Davalı vekili, bayilik devir etme yetkisi bulunmayan davacı ile aralarında akdedilen sözleşmenin geçersiz olduğunu, sözleşmede müvekkili şirketin davacıya 40.000 TL ödeme yapacağına dair bir kayıt bulunmadığı, teslim alınan damacanalar karşılığı müvekkilinin toplam 31.363,90 TL ödeme yaptığını, müvekkilinin borcunun olmadığını belirterek davanın reddine karar verilmesini istemiştir.

Mahkemece, iddia, savunma ve toplanan delillere göre sözleşme serbestîsi ilkesi gereğince, taraflar arasında akdedilen sözleşmenin geçerli olup, sözleşmenin 6. ve 10.madde hükmü gereği 2.500 adet damacananın dükkan ve bayilik devri içerisinde kaldığı, davacı tarafından davalıya 7122 adet damacananın teslim edildiği hususunun ihtilafsız olduğu, 7122-2500=4622 adet damacana bedelinin sözleşmede belirlenen 1 adedinin 6.50 TL üzerinden hesaplanması gerektiği, buna göre hesaplanan 30.043,00 TL’ye karşılık davalı tarafından toplam 31.363,90 TL’lik ödeme yapıldığı, davacı yandan dava dilekçesindeki talep kısmının açıklanmasının istenildiği, davacının 5.02.2010 tarihli dilekçesinde damacana bedeli karşılığı 14.929,10 TL ile işyeri ve dükkan devrinden dolayı 70,90 TL’nin tahsilini talep ettiği, bu miktarların da fazlasıyla davalı yanca ödendiği gerekçeleriyle davanın reddine karar verilmiş, hüküm davacı vekili tarafından temyiz edilmiştir.

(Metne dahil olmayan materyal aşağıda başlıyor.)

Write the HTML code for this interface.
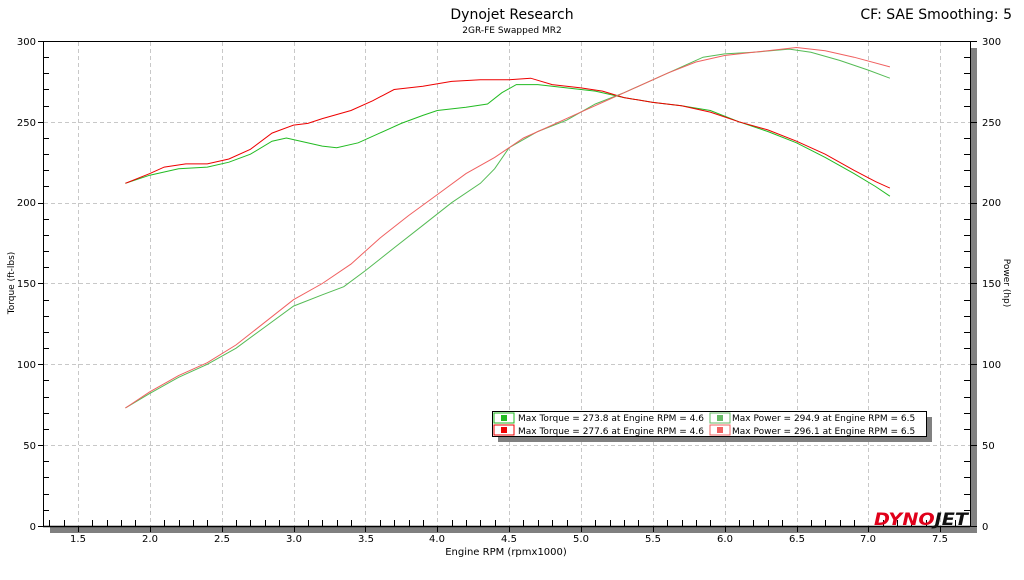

1-Dosyadaki yazılara kararın dayandığı delillerle gerektirici sebeplere, delillerin takdirinde bir isabetsizlik bulunmamasına göre, davacı vekilinin aşağıdaki bendin kapsamı dışında kalan öteki temyiz itirazlarının reddine karar vermek gerekmiştir.

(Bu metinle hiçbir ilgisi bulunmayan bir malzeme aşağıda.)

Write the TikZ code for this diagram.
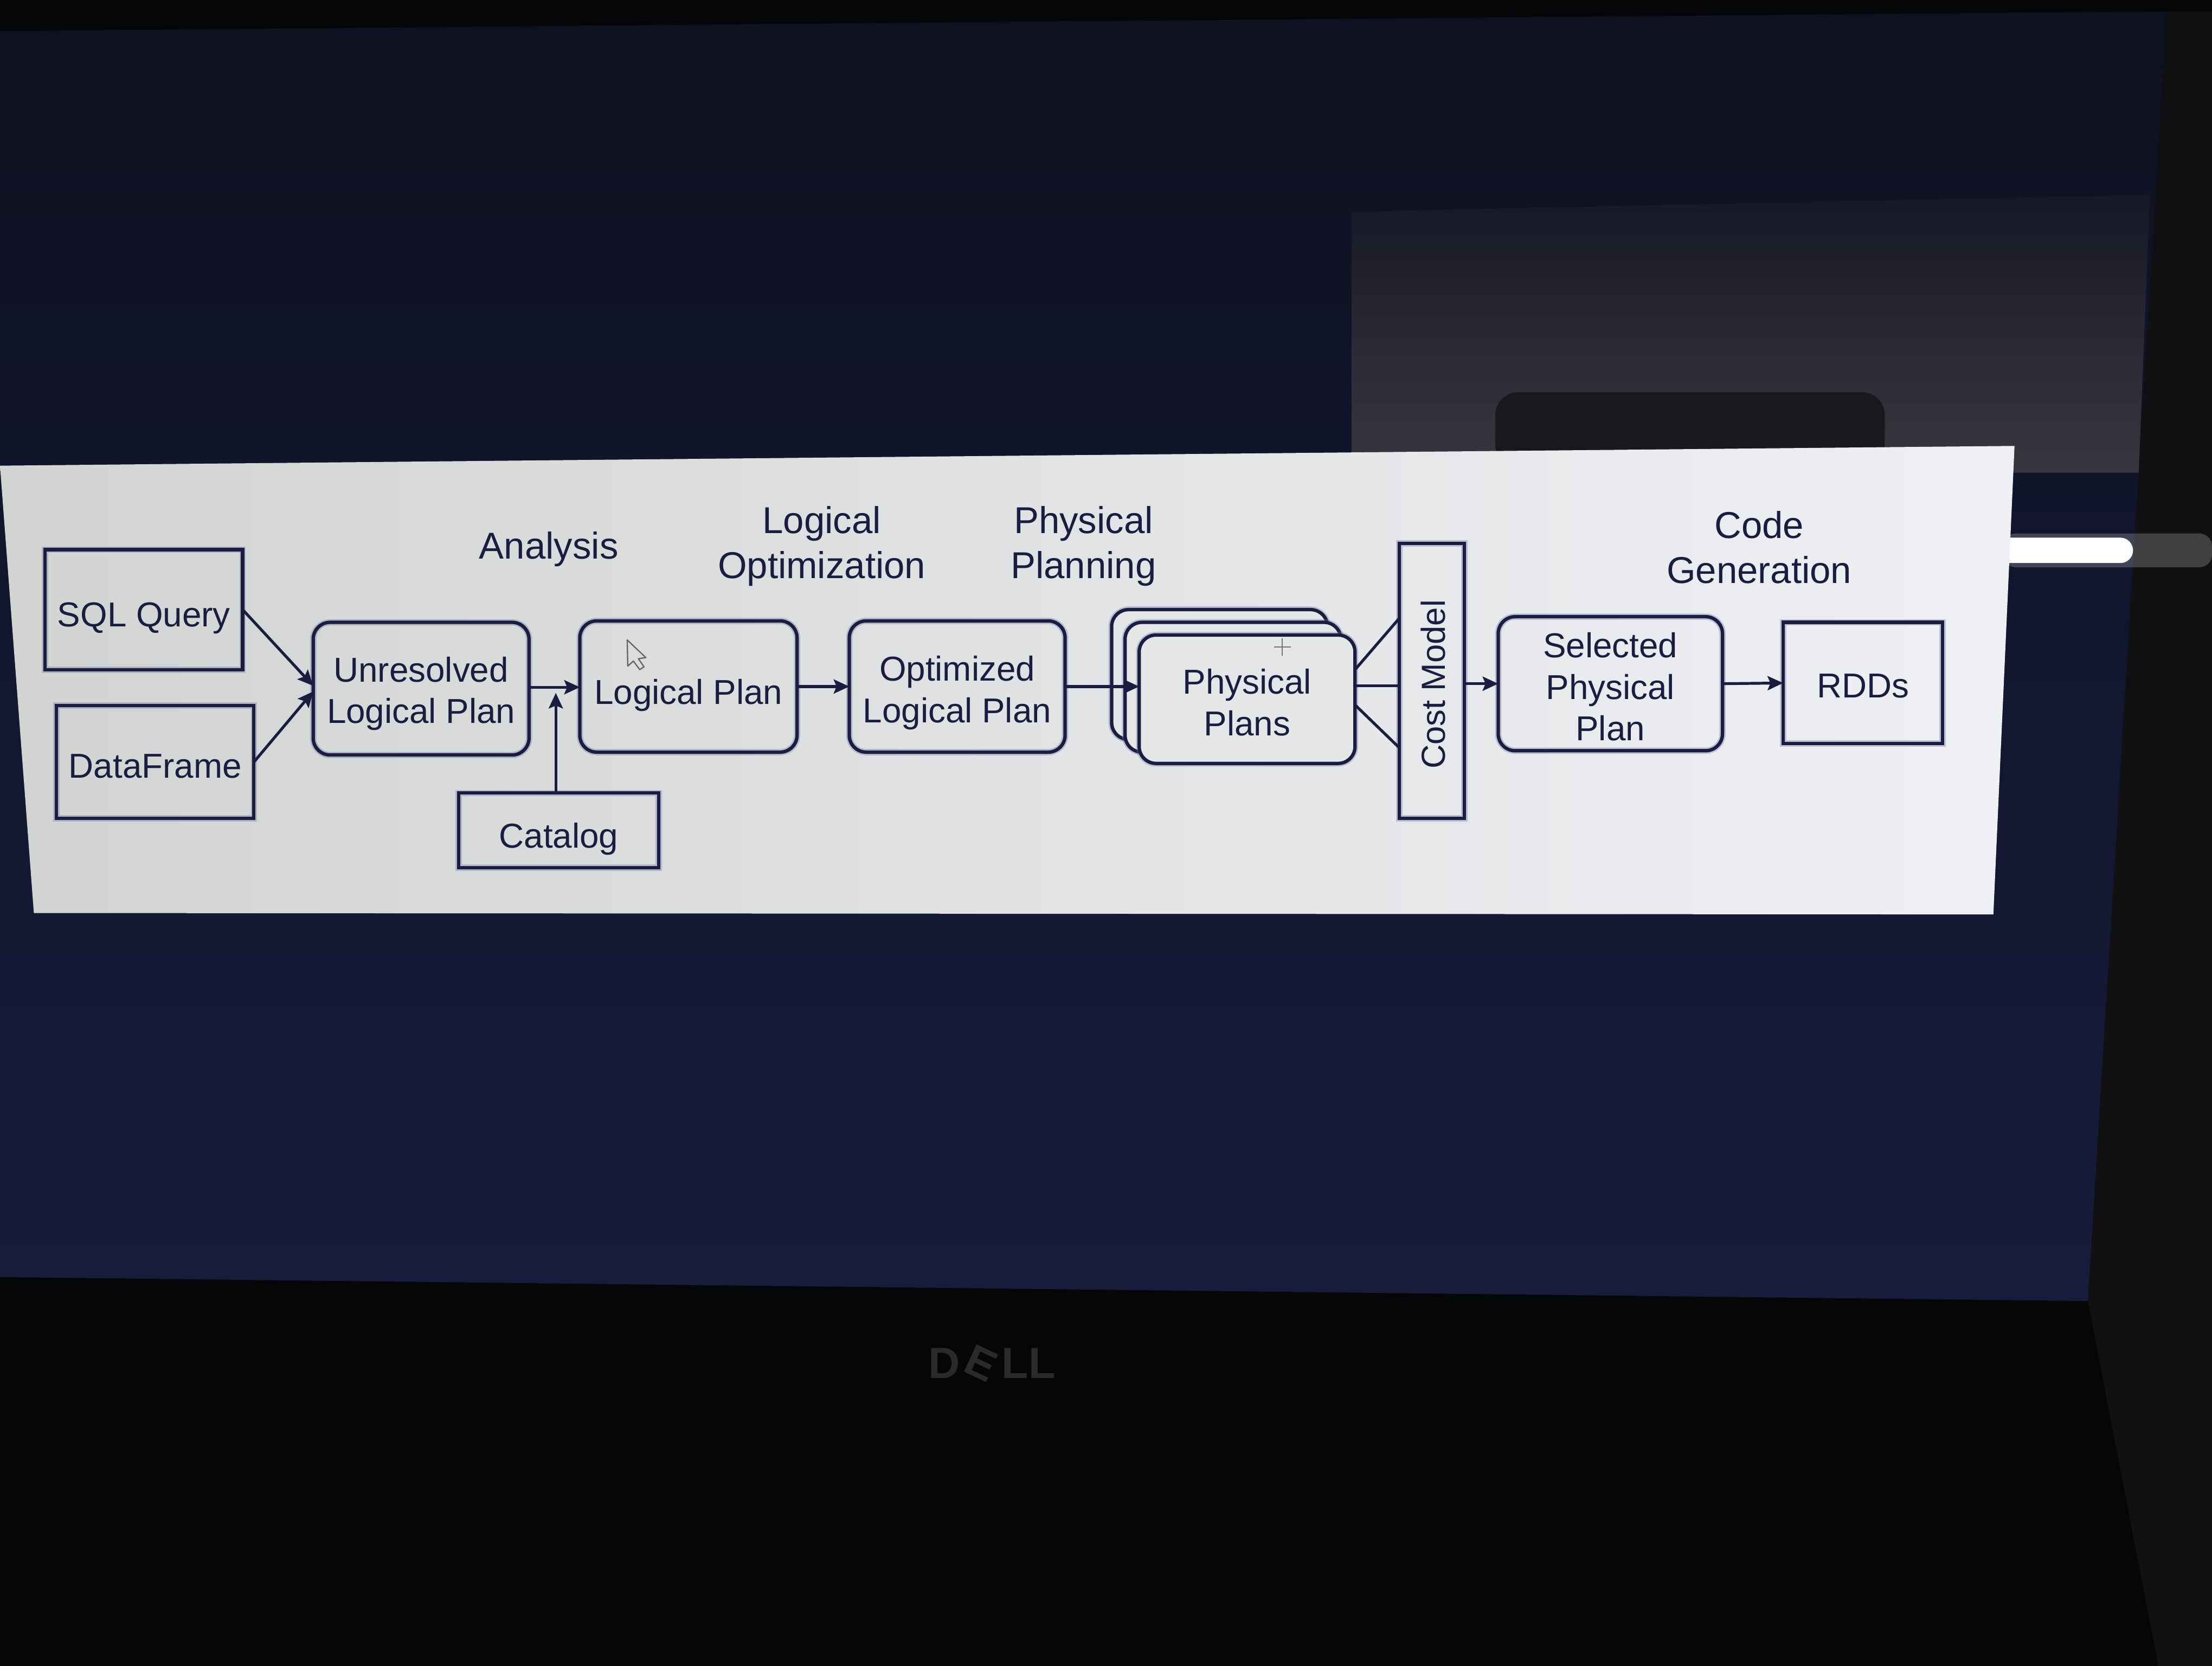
\documentclass[tikz,border=0pt]{standalone}
\usepackage{fontspec}
\setmainfont{Liberation Sans}
\usepackage{graphicx}
\usetikzlibrary{arrows.meta,calc}
\definecolor{ink}{HTML}{1A1C40}
\definecolor{halo}{HTML}{6870A8}
\definecolor{boxfill}{HTML}{E4E6E7}
\definecolor{scrtop}{HTML}{0E1120}
\definecolor{scrbot}{HTML}{171C3C}
\definecolor{panleft}{HTML}{D2D4D2}
\definecolor{panright}{HTML}{EEF0F4}
\definecolor{refl}{HTML}{3A363F}
\definecolor{bezel}{HTML}{050608}
\definecolor{sidebezel}{HTML}{111114}
\definecolor{logo}{HTML}{2A2A2B}
\newcommand{\dn}[2]{\raisebox{-#1}[\height][\depth]{#2}}
\newcommand{\lines}[2]{\raisebox{-#1}[\height][\depth]{\begin{tabular}{@{}c@{}}#2\end{tabular}}}
\begin{document}
\begin{tikzpicture}[x=1pt,y=-1pt,
  every node/.style={inner sep=0pt,outer sep=0pt},
  btxt/.style={font=\fontsize{24.5}{29.5}\selectfont,text=ink,align=center},
  ltxt/.style={font=\fontsize{26.5}{32}\selectfont,text=ink,align=center},
  sqbox/.style={draw=ink,line width=2.4pt,preaction={draw=halo,line width=4.5pt,opacity=0.35},btxt},
  rbox/.style={sqbox,rounded corners=12pt},
  arr/.style={draw=ink,line width=2pt,-{Stealth[length=11pt,width=10pt,inset=2pt]}},
  ln/.style={draw=ink,line width=2pt}
]
\useasboundingbox (0,0) rectangle (1568,1180.6);
% surroundings
\fill[bezel] (0,0) rectangle (1568,1180.6);
\fill[sidebezel] (1536,8) -- (1568,8) -- (1568,1180.6) -- (1530,1180.6) -- (1480,922) -- cycle;
\shade[top color=scrtop,bottom color=scrbot] (0,22) -- (1536,8) -- (1480,922) -- (0,905) -- cycle;
\shade[top color=scrtop!80!refl,bottom color=refl] (958,150) -- (1524,138) -- (1516,335) -- (958,335) -- cycle;
\fill[refl!45!black,rounded corners=16pt] (1060,278) rectangle (1336,332);
\fill[white,opacity=0.2,rounded corners=9pt] (1420,378) rectangle (1568,402);
\fill[white,rounded corners=9pt] (1380,381) rectangle (1512,399);
\node[font=\bfseries\fontsize{31}{31}\selectfont,text=logo] (dell) at (703,966) {D\kern1pt\rotatebox[origin=c]{-25}{E}\kern1pt LL};
% panel
\shade[left color=panleft,right color=panright] (0,330) -- (1428,316) -- (1413,648) -- (24,647) -- cycle;
% labels
\node[ltxt] (analysis) at (389,389) {Analysis};
\node[ltxt] (logopt) at (582.5,387) {Logical\\Optimization};
\node[ltxt] (physplan) at (768,387) {Physical\\Planning};
\node[ltxt] (codegen) at (1247,388) {Code\\Generation};
% boxes
\node[sqbox,minimum width=140pt,minimum height=85pt] (sql) at (102,432) {\dn{6pt}{SQL Query}};
\node[sqbox,minimum width=140pt,minimum height=80pt] (df) at (110,540) {\dn{3pt}{DataFrame}};
\node[rbox,minimum width=153pt,minimum height=94pt] (unres) at (298.5,488) {\lines{4pt}{Unresolved\\Logical Plan}};
\node[rbox,minimum width=154pt,minimum height=93pt] (lp) at (488,486.5) {\dn{6pt}{Logical Plan}};
\node[rbox,minimum width=153pt,minimum height=93pt] (opt) at (678.5,486.5) {\lines{5pt}{Optimized\\Logical Plan}};
\node[rbox,fill=boxfill,minimum width=153pt,minimum height=92pt] (ppback) at (864.5,478) {};
\node[rbox,fill=boxfill,minimum width=153pt,minimum height=92pt] (ppmid) at (874,487) {};
\node[rbox,fill=boxfill,minimum width=153pt,minimum height=91pt] (ppf) at (884,495.5) {\lines{5pt}{Physical\\Plans}};
\node[sqbox,minimum width=46pt,minimum height=195pt] (cost) at (1015,482.5) {};
\node[btxt,rotate=90,font=\fontsize{23.7}{28}\selectfont] (costtxt) at (1016,485) {Cost Model};
\node[rbox,minimum width=159pt,minimum height=95pt] (sel) at (1141.5,484.5) {\lines{5pt}{Selected\\Physical\\Plan}};
\node[sqbox,minimum width=113pt,minimum height=86pt] (rdd) at (1320.5,484) {\dn{2pt}{RDDs}};
\node[sqbox,minimum width=142pt,minimum height=53pt] (catalog) at (396,588.5) {\dn{6pt}{Catalog}};
% connectors
\draw[arr] (sql.east) -- ($(unres.west)+(0,-2)$);
\draw[arr] (df.east) -- ($(unres.west)+(0,2)$);
\draw[arr] ($(unres.east)+(0,-1)$) -- ($(lp.west)+(0,0.5)$);
\coordinate (cattip) at (394,491);
\draw[arr] (catalog.north -| cattip) -- (cattip);
\draw[arr] (lp.east) -- (opt.west);
\draw[arr] (opt.east) -- (opt.east -| ppf.west);
\coordinate (pa1) at (961,474); \coordinate (pb1) at (992,438);
\coordinate (pa2) at (961,486); \coordinate (pb2) at (992,486);
\coordinate (pa3) at (961,500); \coordinate (pb3) at (992,530);
\draw[ln] (pa1) -- (pb1);
\draw[ln] (pa2) -- (pb2);
\draw[ln] (pa3) -- (pb3);
\draw[arr] (sel.west -| cost.east) -- (sel.west);
\draw[arr] (sel.east) -- (rdd.west);
% cursor and crosshair
\draw[black!60,line width=0.9pt,line join=round] (444.6,453.5) -- (445,472) -- (449,468.5) -- (453.5,474.5) -- (456.5,472.5) -- (452.5,466.8) -- (457.8,466) -- cycle;
\draw[black!55,line width=0.7pt] (903,458.5) -- (915,458.5) (909,452.5) -- (909,464.5);
\end{tikzpicture}
\end{document}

2-Davacı, 08.03.2007 tarihli devir sözleşmesinden doğan alacağın fazlaya ilişkin hakları saklı kalmak kaydıyla 15.000 TL’lik kısmının tahsilini talep etmiş, 15.02.2010 tarihli dilekçesinde damacana satışı ile ilgili talebinin 14.929,10 TL, işyeri devri ile ilgili 70,90 TL’nin tahsilini istediğini açıklamıştır. Mahkemece, davalının damacana satışı ile ilgili fazla ödeme yaptığı kabul edilerek damacana bedeli yönünden talebi reddedilmiştir. Davacının işyeri devri ile ilgili talebi reddedilirken davalının fazla ödeme yaptığı gerekçe olarak gösterilmiştir. Davacının işyeri devrine ilişkin alacağı bulunup bulunmadığı bu alacağın miktarının ne olduğu saptanmadan, davalının işyeri devri ile ilgili olarak alacak talebine karşı takas talebi bulunmadan davacının işyeri devri ile ilgili talebinin anılan gerekçe ile reddedilmesi isabetsizdir. Mahkemece bu yönler gözetilerek davacının işyeri devri ile ilgili talebi yönünden bir karar verilmesi gerekirken yazılı şekilde hüküm kurulması usul ve yasaya aykırı olup bozmayı gerektirmiştir...)

gerekçesiyle bozularak dosya yerine geri çevrilmekle yeniden yapılan yargılama sonunda, mahkemece önceki kararda direnilmiştir.

TEMYİZ EDEN: Davacı vekili

HUKUK GENEL KURULU KARARI

Hukuk Genel Kurulu’nca incelenerek direnme kararının süresinde temyiz edildiği anlaşıldıktan ve dosyadaki kağıtlar okunduktan sonra gereği görüşüldü:

Tarafların karşılıklı iddia ve savunmalarına, dosyadaki tutanak ve kanıtlara, bozma kararında açıklanan gerektirici nedenlere göre, Hukuk Genel Kurulu’nca da benimsenen Özel Daire bozma kararına uyulmak gerekirken, önceki kararda direnilmesi usul ve yasaya aykırıdır.

Bu nedenle direnme kararı bozulmalıdır.

SONUÇ: Davacı vekilinin temyiz itirazlarının kabulü ile direnme kararının Özel Daire bozma kararında gösterilen nedenlerden dolayı 6217 sayılı Kanunun 30.maddesi ile 6100 sayılı Hukuk Muhakemeleri Kanunu’na eklenen “Geçici madde 3” atfıyla uygulanmakta olan 1086 sayılı Hukuk Usulü Muhakemeleri Kanunu’nun 429. maddesi gereğince BOZULMASINA, istek halinde temyiz peşin harcın yatırana geri verilmesine, aynı Kanunun 440/1 maddesi uyarınca tebliğden itibaren 15 gün içerisinde karar düzeltme yolu açık olmak üzere 05.10.2012 gününde oybirliği ile karar verildi.